Comme l’année où cette crise ne pouvait plus être masquée. Pour répondre à cette remise en cause de la démocratie représentative, les gouvernements recourent à des référendums, des consultations, des conventions citoyennes, etc. Mais les mouvements comme les «gilets jaunes» qui ne se reconnaissent aucun représentant exigent une démocratie directe, instantanée. Et celle-ci est insatiable (comme la transparence). Qu’on la juge sympathique ou ridicule, l’utopie rousseauiste, ou suisse, celle des habitants qui s’assemblent sur la place du village pour voter à main levée, est devenue technologiquement possible. Tous les Français pourraient être sondés sur leur portable pour rétablir ou non la peine de mort… Cette crise, révélée avec un gros effet de loupe par la pandémie, affecte tout l’Occident à des degrés divers. J’ajoute que si la démocratie représentative et le «néolibéralisme» mondialisé (tous ces mots sont piégés) se confondent avec l’aggravation insoutenable, vraie ou ressentie, des inégalités, elle est en danger. C’est aussi cela 2020…

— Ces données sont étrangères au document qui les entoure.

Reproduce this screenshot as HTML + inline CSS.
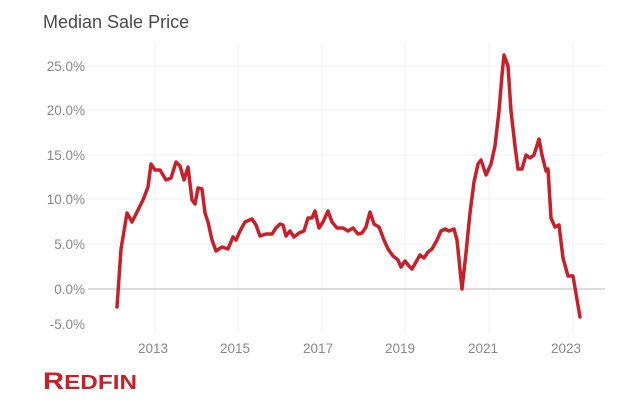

La France est-elle plus ou moins affectée que les autres pays européens?
Les deux à la fois. La France garde des atouts car son système institutionnel est conçu pour résister à la tempête. Mais elle n’est épargnée ni par le complotisme, ni par la remontée de l’obscurantisme (2+2 = 5), ni par l’exigence de démocratie «directe», ni par le «populisme», tout cela hystérisé, tout le monde le sait, par les technologies modernes de communication. Et par rapport aux autres pays européens, la France a en plus des pathologies spécifiques. La tendance nombriliste à expliquer tout ce qui arrive par notre culpabilité, la fameuse repentance. L’islamisme par exemple serait une conséquence de l’échec de notre politique des banlieues! Cela explique-t-il Boko Haram et les talibans? Un courant radical issu, selon les moments, de l’extrême droite ou de l’extrême gauche, qui a une forme de complaisance pour la violence. Un décrochage économique. Autre challenge: la France a plus de peine, dans ce monde-là, à faire aboutir sa politique étrangère ambitieuse. Nous n’avons plus les mêmes leviers. Que deviendrait la France intellectuellement, mentalement, si elle devait se résoudre à accepter qu’elle est, certes, encore une puissance (il y en a peu, une quinzaine), mais «moyenne». Pourrait-elle plutôt s’employer à s’apaiser, à se réconcilier, se réinvestir dans le pacte social, se remettre au travail, investir, créer et redevenir compétitive? Vous voyez le challenge!
Dans ce sombre tableau, l’élection de Joe Biden n’est-elle pas une bonne nouvelle?
C’est une bonne nouvelle que les Américains ont été, en majorité, capables de tourner la page Trump dans un pays partagé pour moitié. Mais il ne faut pas se faire d’illusions: Donald Trump était choquant, répugnant, mais ce n’est pas lui qui a empêché les Européens de s’affirmer plus. On peut être soulagés par son éviction, mais il ne faut pas s’illusionner sur le sympathique monde transatlantique que nous allons retrouver. Les États-Unis vont revenir dans le multilatéralisme pour y exercer leur leadership. Tant mieux pour l’OMC, l’OMS, l’Organisation de l’aviation civile internationale (OACI), l’Unesco, etc., mais après le soulagement initial, la réalité s’imposera : les Américains et les Européens deviennent doucement des cousins issus de germains, avec une origine commune, mais en s’éloignant progressivement les uns des autres. Et nous, les Européens, nous sommes seuls. Le président Macron a raison de répéter aux Européens qu’ils doivent se décider à devenir une puissance, donner un vrai contenu à la notion de souveraineté européenne qui complète les souverainetés nationales, avec tout ce que cela comporte. Si l’on ne veut plus être des Sisyphe, c’est le chemin de la souveraineté technologique, numérique et autre, qu’il faut emprunter. Cette terrible année 2020 nous a renvoyés à notre responsabilité: comment nous réunir, nous les Français, comment convaincre les Européens, comment coexister avec le reste du monde, comment refonder un optimisme rationnel?